ATLANTA – A small-town newspaper’s story about a freshman legislator prompted the most unusual display of political damage control seen in two decades at the Georgia House of Representatives.
A strident libertarian in office less than two weeks who has introduced a handful of nonconventional bills received a serial lecture Friday morning from a parade of Republican leaders intent on distancing the party from his proposals before they go viral on the Internet.
Perhaps it’s the nature of modern communication that spooked the leaders into condemning Rep. Sam Moore’s legislation, specifically House Bill 1033, which sought to ensure people’s Fifth Amendment right against self-incrimination by repealing anti-loitering laws. The way the bill was reported in the Cherokee Tribune focused on the example of police ferreting out people on the sex-offender registry by questioning them while hanging out at a school yard.
The comments of the local sheriff – and Moore’s own feeble rebuttals – painted the Macedonia Republican as advocating unchecked child molestation.
In years past, a bill by a twentysomething who won a special election in the middle of the legislative session and news about it in his hometown paper wouldn’t have stirred much reaction beyond gossip around the Gold Dome.
But in an era of social media and blistering satire on late-night television, Republican leaders wanted to take no chances of having Moore become the face of the party shackled like a millstone around the neck of every GOP candidate.
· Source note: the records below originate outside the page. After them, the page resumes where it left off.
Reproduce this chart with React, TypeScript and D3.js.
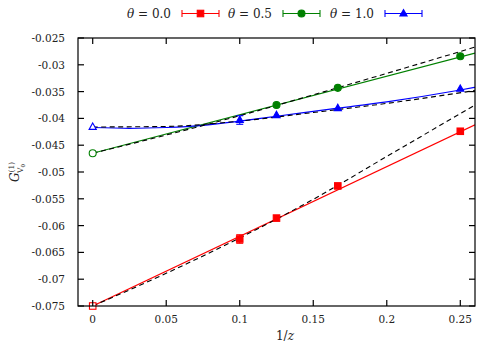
import React from "react";
import * as d3 from "d3";

// measured points: x = 1/z
const XS = [0, 0.1, 0.125, 0.1667, 0.25];
const RED = [-0.075, -0.0625, -0.0586, -0.0526, -0.0424];
const GREEN = [-0.0465, null, -0.0375, -0.0343, -0.0284];
const BLUE = [-0.0416, -0.0403, -0.0394, -0.0381, -0.0345];
const RED_ERR = [0, 0.0008, 0, 0, 0];
const GREEN_ERR = [0, 0, 0, 0, 0];
const BLUE_ERR = [0, 0.0008, 0, 0, 0];

// fit curves: [1/z, G]
const RED_FIT: [number, number][] = [[0, -0.075], [0.26, -0.0412]];
const GREEN_FIT: [number, number][] = [[0, -0.0465], [0.26, -0.0278]];
const BLUE_FIT: [number, number][] = [
  [0, -0.0417], [0.025, -0.04185], [0.05, -0.0417], [0.075, -0.0413], [0.1, -0.0405],
  [0.125, -0.0396], [0.1667, -0.0381], [0.2, -0.0369], [0.25, -0.0347], [0.26, -0.0342],
];
const RED_DASH: [number, number][] = [
  [0, -0.075], [0.05, -0.0689], [0.1, -0.0623], [0.15, -0.0551], [0.2, -0.0471], [0.26, -0.0375],
];
const GREEN_DASH: [number, number][] = [
  [0, -0.0465], [0.05, -0.0431], [0.1, -0.0395], [0.15, -0.0356], [0.2, -0.0316], [0.26, -0.0267],
];
const BLUE_DASH: [number, number][] = [
  [0, -0.0416], [0.05, -0.0415], [0.1, -0.0405], [0.15, -0.0389], [0.2, -0.0372], [0.26, -0.0348],
];

const X_TICKS = [0, 0.05, 0.1, 0.15, 0.2, 0.25];
const X_LABELS = ["0", "0.05", "0.1", "0.15", "0.2", "0.25"];
const Y_TICKS = [-0.025, -0.03, -0.035, -0.04, -0.045, -0.05, -0.055, -0.06, -0.065, -0.07, -0.075];
const Y_LABELS = ["-0.025", "-0.03", "-0.035", "-0.04", "-0.045", "-0.05", "-0.055", "-0.06", "-0.065", "-0.07", "-0.075"];
const THETAS = ["0.0", "0.5", "1.0"];

const W = 497;
const H = 348;
const L = 78, R = 475, T = 38, B = 306;
const FONT = '"DejaVu Serif", "Liberation Serif", serif';
const txt = (size: number) => ({ fontFamily: FONT, fontSize: size + "px", fill: "#222" });

const x = d3.scaleLinear().domain([-0.01, 0.26]).range([L, R]);
const y = d3.scaleLinear().domain([-0.075, -0.025]).range([B, T]);

const SERIES = [
  { name: "red", color: "#ff0000", vals: RED, err: RED_ERR, fit: RED_FIT, dash: RED_DASH, marker: "square" },
  { name: "green", color: "#008000", vals: GREEN, err: GREEN_ERR, fit: GREEN_FIT, dash: GREEN_DASH, marker: "circle" },
  { name: "blue", color: "#0000ff", vals: BLUE, err: BLUE_ERR, fit: BLUE_FIT, dash: BLUE_DASH, marker: "triangle" },
];

function Marker({ kind, cx, cy, color, open }: { kind: string; cx: number; cy: number; color: string; open: boolean }) {
  const fill = open ? "white" : color;
  if (kind === "square") {
    const s = 6.5;
    return <rect x={cx - s / 2} y={cy - s / 2} width={s} height={s} fill={fill} stroke={color} strokeWidth={1.1} />;
  }
  if (kind === "circle") {
    return <circle cx={cx} cy={cy} r={3.5} fill={fill} stroke={color} strokeWidth={1.1} />;
  }
  const p = d3.path();
  p.moveTo(cx, cy - 4);
  p.lineTo(cx + 3.6, cy + 2.4);
  p.lineTo(cx - 3.6, cy + 2.4);
  p.closePath();
  return <path d={p.toString()} fill={fill} stroke={color} strokeWidth={1.1} />;
}

export default function App() {
  const line = d3.line<[number, number]>().x((d) => x(d[0])).y((d) => y(d[1]));
  const curve = d3.line<[number, number]>().x((d) => x(d[0])).y((d) => y(d[1])).curve(d3.curveMonotoneX);

  const legendX = [182, 283, 385];

  return (
    <svg width={W} height={H} style={{ position: "absolute", left: 0, top: 0, background: "white" }}>
      <defs>
        <clipPath id="plot">
          <rect x={L} y={T} width={R - L} height={B - T} />
        </clipPath>
      </defs>

      {/* legend */}
      {SERIES.map((s, i) => {
        const lx = legendX[i];
        const mid = lx + 18.5;
        return (
          <g key={s.name}>
            <text x={lx - 11} y={18} textAnchor="end" style={txt(12)}>
              <tspan fontStyle="italic">θ</tspan> = {THETAS[i]}
            </text>
            <line x1={lx} x2={lx + 37} y1={13.5} y2={13.5} stroke={s.color} strokeWidth={1.1} />
            <line x1={lx} x2={lx} y1={10} y2={17} stroke={s.color} strokeWidth={1.1} />
            <line x1={lx + 37} x2={lx + 37} y1={10} y2={17} stroke={s.color} strokeWidth={1.1} />
            <Marker kind={s.marker} cx={mid} cy={13.5} color={s.color} open={false} />
          </g>
        );
      })}

      {/* curves */}
      <g clipPath="url(#plot)" fill="none">
        {SERIES.map((s) => (
          <path key={s.name + "fit"} d={(s.name === "blue" ? curve : line)(s.fit) || ""} stroke={s.color} strokeWidth={1.2} />
        ))}
        {SERIES.map((s) => (
          <path key={s.name + "dash"} d={curve(s.dash) || ""} stroke="#000" strokeWidth={1.1} strokeDasharray="5,3.5" />
        ))}
      </g>

      {/* points */}
      {SERIES.map((s) => (
        <g key={s.name + "pts"}>
          {s.vals.map((v, j) =>
            v === null ? null : (
              <g key={j}>
                {s.err[j] > 0 && (
                  <g stroke={s.color} strokeWidth={1.1}>
                    <line x1={x(XS[j])} x2={x(XS[j])} y1={y(v - s.err[j])} y2={y(v + s.err[j])} />
                    <line x1={x(XS[j]) - 3.5} x2={x(XS[j]) + 3.5} y1={y(v - s.err[j])} y2={y(v - s.err[j])} />
                    <line x1={x(XS[j]) - 3.5} x2={x(XS[j]) + 3.5} y1={y(v + s.err[j])} y2={y(v + s.err[j])} />
                  </g>
                )}
                <Marker kind={s.marker} cx={x(XS[j])} cy={y(v)} color={s.color} open={XS[j] === 0} />
              </g>
            )
          )}
        </g>
      ))}

      {/* frame and ticks */}
      <rect x={L} y={T} width={R - L} height={B - T} fill="none" stroke="#000" strokeWidth={1.2} />
      {X_TICKS.map((t, i) => (
        <g key={"xt" + i}>
          <line x1={x(t)} x2={x(t)} y1={B} y2={B - 6} stroke="#000" strokeWidth={1.2} />
          <line x1={x(t)} x2={x(t)} y1={T} y2={T + 6} stroke="#000" strokeWidth={1.2} />
          <text x={x(t)} y={323} textAnchor="middle" style={txt(10.5)}>{X_LABELS[i]}</text>
        </g>
      ))}
      {Y_TICKS.map((t, i) => (
        <g key={"yt" + i}>
          <line x1={L} x2={L + 6} y1={y(t)} y2={y(t)} stroke="#000" strokeWidth={1.2} />
          <line x1={R} x2={R - 6} y1={y(t)} y2={y(t)} stroke="#000" strokeWidth={1.2} />
          <text x={65} y={y(t) + 4} textAnchor="end" style={txt(10.5)}>{Y_LABELS[i]}</text>
        </g>
      ))}

      {/* axis titles */}
      <text x={285} y={340} textAnchor="middle" style={txt(12)}>
        1/<tspan fontStyle="italic">z</tspan>
      </text>
      <g transform="translate(19,172) rotate(-90)">
        <text x={0} y={0} textAnchor="middle" style={txt(12)}>
          <tspan fontStyle="italic">G</tspan>
          <tspan fontSize={7.5} dy={-5}>(1)</tspan>
          <tspan fontSize={7.5} dx={-11} dy={9}>V</tspan>
          <tspan fontSize={5.5} dy={2}>0</tspan>
        </text>
      </g>
    </svg>
  );
}
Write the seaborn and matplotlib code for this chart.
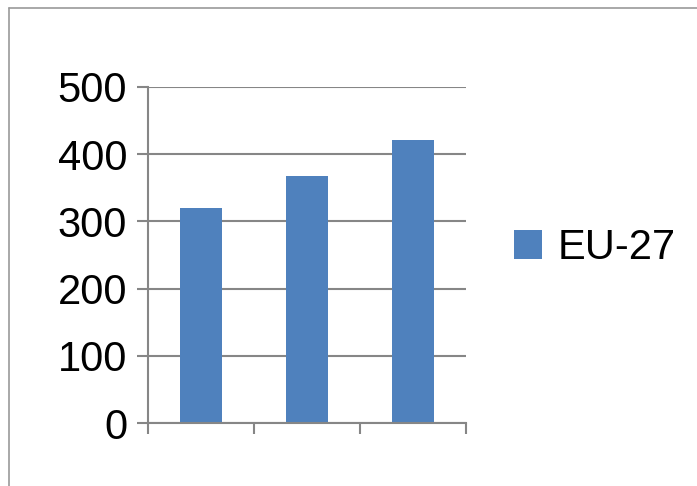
import matplotlib
matplotlib.use("Agg")
import matplotlib.pyplot as plt
import seaborn as sns
import pandas as pd
from matplotlib.lines import Line2D
from matplotlib.patches import Patch

categories = ["1", "2", "3"]
values = [320, 368, 421]
series_name = "EU-27"
yticks = [0, 100, 200, 300, 400, 500]

sns.set_style("white")
plt.rcParams['font.family'] = ['Liberation Sans', 'DejaVu Sans']
plt.rcParams['text.color'] = 'black'

df = pd.DataFrame({"cat": categories, "val": values})
fig = plt.figure(figsize=(6.97, 4.86), dpi=100)
ax = fig.add_axes([148/697, 1-423.3/486, (466-148)/697, (423.3-86.7)/486])

bar_color = "#4f81bd"
grid_color = "#868686"
sns.barplot(data=df, x="cat", y="val", color=bar_color, width=0.405,
            saturation=1, linewidth=0, edgecolor="none", ax=ax, zorder=3)

ax.set_ylim(0, 500)
ax.set_xlim(-0.5, 2.5)
ax.set_yticks(yticks)
ax.set_yticklabels([str(t) for t in yticks])
ax.set_xlabel("")
ax.set_ylabel("")
ax.set_xticks([])
ax.set_xticks([-0.5, 0.5, 1.5, 2.5], minor=True)
ax.tick_params(axis="x", which="minor", direction="out", length=8, width=1.5,
               color=grid_color, bottom=True, labelbottom=False)
ax.tick_params(axis="y", which="major", direction="out", length=8, width=1.5,
               color=grid_color, left=True, labelsize=30, pad=7, labelcolor="black")
ax.yaxis.grid(True, color=grid_color, linewidth=1.5, zorder=0)
ax.set_axisbelow(True)
for s in ["top", "right"]:
    ax.spines[s].set_visible(False)
for s in ["left", "bottom"]:
    ax.spines[s].set_color(grid_color)
    ax.spines[s].set_linewidth(1.5)
    ax.spines[s].set_zorder(4)

handle = Patch(facecolor=bar_color, edgecolor="none")
fig.legend([handle], [series_name], loc="center left",
           bbox_to_anchor=(514/697, 1-248/486), frameon=False, fontsize=30,
           handlelength=0.67, handleheight=0.67, handletextpad=0.38,
           borderpad=0, borderaxespad=0, labelcolor="black")

# outer chart border (top and left visible)
fig.add_artist(Line2D([9/697, 9/697], [0, 1-8.5/486], transform=fig.transFigure,
                      color="#9a9a9a", linewidth=1.2))
fig.add_artist(Line2D([9/697, 1], [1-8.5/486, 1-8.5/486], transform=fig.transFigure,
                      color="#9a9a9a", linewidth=1.2))

fig.savefig("out.png", dpi=100)
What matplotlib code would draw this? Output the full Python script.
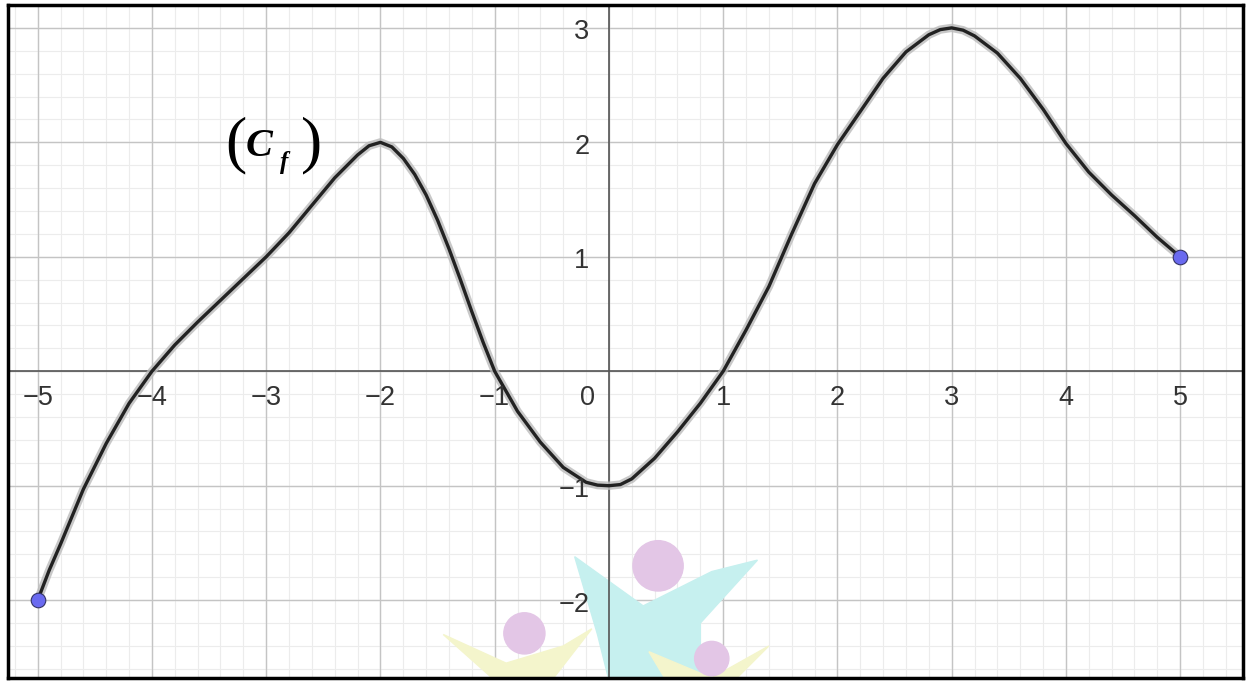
import numpy as np
import matplotlib.pyplot as plt
from matplotlib.patches import Ellipse, Polygon

x_pts = [-5, -4.9, -4.8, -4.6, -4.4, -4.2, -4, -3.8, -3.6, -3.4, -3.2, -3, -2.8, -2.6,
         -2.4, -2.2, -2.1, -2, -1.9, -1.8, -1.7, -1.6, -1.5, -1.4, -1.3, -1.2, -1.1, -1,
         -0.8, -0.6, -0.4, -0.2, -0.1, 0, 0.1, 0.2, 0.4, 0.6, 0.8, 1, 1.2, 1.4, 1.6, 1.8,
         2, 2.2, 2.4, 2.6, 2.8, 2.9, 3, 3.1, 3.2, 3.4, 3.6, 3.8, 4, 4.2, 4.4, 4.6, 4.8, 5]
y_pts = [-2, -1.74, -1.51, -1.03, -0.63, -0.28, 0, 0.23, 0.43, 0.62, 0.81, 1.0, 1.21, 1.45,
         1.69, 1.89, 1.97, 2.0, 1.96, 1.86, 1.72, 1.54, 1.32, 1.07, 0.80, 0.52, 0.25, 0,
         -0.35, -0.62, -0.84, -0.97, -0.995, -1.0, -0.99, -0.94, -0.76, -0.53, -0.28, 0,
         0.36, 0.74, 1.20, 1.64, 1.98, 2.27, 2.56, 2.79, 2.94, 2.985, 3.0, 2.98, 2.93, 2.78,
         2.56, 2.29, 1.99, 1.74, 1.54, 1.36, 1.17, 1.0]
end_x = [-5, 5]
end_y = [-2, 1]
xticks = [-5, -4, -3, -2, -1, 0, 1, 2, 3, 4, 5]
yticks = [-2, -1, 1, 2, 3]

plt.rcParams['font.family'] = ['Liberation Sans', 'DejaVu Sans']

fig = plt.figure(figsize=(12.48, 6.82), dpi=100)
ax = fig.add_axes([8/1248, 4/682, 1235/1248, 673/682])
ax.set_xlim(-5.26, 5.55)
ax.set_ylim(-2.68, 3.2)

# grid
for v in np.arange(-5.2, 5.6, 0.2):
    ax.axvline(v, color='#ececec', lw=0.8, zorder=0)
for v in np.arange(-2.6, 3.2, 0.2):
    ax.axhline(v, color='#ececec', lw=0.8, zorder=0)
for v in range(-5, 6):
    ax.axvline(v, color='#c4c4c4', lw=1.0, zorder=1)
for v in range(-2, 4):
    ax.axhline(v, color='#c4c4c4', lw=1.0, zorder=1)
ax.axhline(0, color='#555555', lw=1.2, zorder=2)
ax.axvline(0, color='#555555', lw=1.2, zorder=2)

# faint watermark
for cx, cy, r in [(0.43, -1.70, 0.22), (-0.74, -2.29, 0.18), (0.90, -2.51, 0.15)]:
    ax.add_patch(Ellipse((cx, cy), 2*r, 2*r, color='#e3c6e6', zorder=1.5))
ax.add_patch(Polygon([(-0.3, -1.62), (0.3, -2.05), (0.9, -1.75), (1.3, -1.65),
                      (0.8, -2.2), (0.8, -2.7), (0.0, -2.7), (-0.1, -2.3)],
                     closed=True, color='#c6f0ef', zorder=1.4))
ax.add_patch(Polygon([(-1.45, -2.3), (-0.9, -2.55), (-0.4, -2.4), (-0.15, -2.25),
                      (-0.5, -2.7), (-1.0, -2.7)],
                     closed=True, color='#f4f5cc', zorder=1.4))
ax.add_patch(Polygon([(0.35, -2.45), (0.9, -2.68), (1.4, -2.4), (1.1, -2.7), (0.5, -2.7)],
                     closed=True, color='#f4f5cc', zorder=1.4))

# curve with halo
ax.plot(x_pts, y_pts, color='#bbbbbb', lw=6, alpha=0.8, solid_capstyle='round',
        solid_joinstyle='round', zorder=3)
ax.plot(x_pts, y_pts, color='#222222', lw=2.4, solid_capstyle='round',
        solid_joinstyle='round', zorder=4)
ax.scatter(end_x, end_y, s=110, color='#6a6af0', edgecolors='#333366', linewidths=0.8, zorder=5)

# tick labels
for t in xticks:
    if t == 0:
        ax.text(-0.19, -0.235, '0', ha='center', va='center', fontsize=19.5, color='#333333', zorder=6)
    else:
        s = str(t).replace('-', '\u2212')
        ax.text(t, -0.235, s, ha='center', va='center', fontsize=19.5, color='#333333', zorder=6)
for t in yticks:
    s = str(t).replace('-', '\u2212')
    ax.text(-0.17, t - 0.04, s, ha='right', va='center', fontsize=19.5, color='#333333', zorder=6)

# curve name (C_f)
serif = 'Liberation Serif'
fig.text(236/1248, 1 - 145/682, '(', fontsize=46, family=serif, ha='center', va='center')
fig.text(259/1248, 1 - 146/682, 'C', fontsize=29, family=serif, weight='bold', style='italic',
         ha='center', va='center')
fig.text(284/1248, 1 - 162/682, 'f', fontsize=18, family=serif, weight='bold', style='italic',
         ha='center', va='center')
fig.text(312/1248, 1 - 145/682, ')', fontsize=46, family=serif, ha='center', va='center')

ax.set_xticks([])
ax.set_yticks([])
for sp in ax.spines.values():
    sp.set_linewidth(2.5)
    sp.set_color('black')

fig.savefig('out.png', dpi=100)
So, they came, one by one, to the well of the House to blast the upstart.
“I see a bill and I see newspaper articles overnight that say a member of my party actually wants to submit Georgia’s children to convicted sex offenders at their school grounds and ex-offenders, and I just want everybody to know that the party I so represent – caucus with in this place – in no way, shape or form condones that sort of proposition,” said Majority Leader Larry O’Neal.
“In my personal opinion, it’s the most irresponsible and egregious example of proposed legislation I’ve seen in my entire life.”
The usually boisterous House chamber was silent as he spoke, partly because of how unusual it is for him to come forward during a time normally reserved for backbenchers and the minority to get things off their chests or to announce birthdays and visiting civic clubs.
He was followed by Rules Chairman John Meadows, who acknowledged frequently killing popular legislation in his committee, the last stop before heading to the full House.
“As many of you know from experience, I don’t pass every bill out. I can assure you that this bill will not get on this floor for any discussion,” said Meadows, R-Calhoun.
Beyond that, Meadows delivered a veiled threat that Moore’s legislative career will be a frustrating one.
“If the author comes with others, I will be very suspect on any bill, and it would be awful to be most ineffective person in this building,” he said, a comment one observer described as a political death sentence.
In his short time in the House, Moore has also stood out for repeatedly voting against legislation, often one of only two “no” votes. Since bills require 91 votes to pass the House, legislating is a team sport, and lone practitioners who don’t help their colleagues advance bills find their colleagues don’t help them either.
Moore went so far as to join his fellow “no” voter, Rep. Charles Gregory, R-Kennesaw, in voting for a motion to override a ruling by House Speaker David Ralston, an effort that failed 2-172 in which even the minority party did not participate. That didn’t win either man any friends among the leadership.
Moments after Moore’s public scolding, the Georgia Republican Party issued a statement from Chairman John Padgett.
“This legislation does not reflect the core values of the Georgia Republican Party and will ultimately compromise the safety of our children and the future of our state,” he said.
But the attack by association had already begun.
The Democratic Party of Georgia issued tweets, Facebook posts and a press release tarring the GOP. “The Modern Georgia Republican Party,” the headline screamed.
“This is what the Georgia Republican Party has come to,” said Democratic Chairman DuBose Porter. “And this is why they’re in trouble.”
One Democratic operative joked on Twitter that as of Friday, her party had garnered all of the attack footage it would need for all of the fall campaigns.
So, while most Georgians would have little other reason to ever hear of Sam Moore – who was already facing a tough primary challenge in May, it’s likely that his bearded mug will become the face of Republican candidates across the state by November.
That is despite the best efforts of the leadership to prove he’s a pariah.